ABC broadcaster Jon Faine is renowned for criticising his own bosses. But on the eve of his retirement, the veteran radio presenter has revealed he hasn’t always gotten away with it, reports The Age’s Broede Carmody.

“I’ve been hauled over the coals quite a few times,” the 63-year-old says. “I’ve been sat down and told, what do you think you’re doing? And I always argue, well, I’m doing what you employed me to do. Which is to say what I think on the audience’s behalf and to give them an authentic experience. We should not be so glass-jawed and thin-skinned that we can’t ask ourselves the same questions we ask of everybody else.”

Strangely, this isn’t the first time Faine is preparing to hang up his headphones.
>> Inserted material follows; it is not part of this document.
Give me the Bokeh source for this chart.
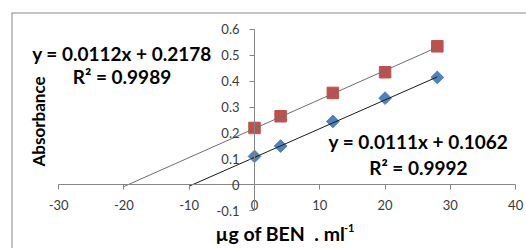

In 1994, the broadcaster’s afternoon program on 3LO (as ABC Radio Melbourne was then known) was given the chop. But ABC management asked him to come back two years later.

“Back then, it was very much the practice of ABC Radio to turn presenters over every couple of years,” he says. “No one lasted long. And so the idea that someone has been in the job like this for 23 years is, quite frankly, hilarious.”

On Friday, Faine will farewell listeners after more than two decades hosting his popular mornings timeslot – a much longer period of time than the “decent” four or five year stint he asked for when returning to ABC Radio in 1997. This farewell, of course, will be different – the veteran broadcaster hasn’t been sacked. Instead, he is passing on the baton to respected television host Virginia Trioli.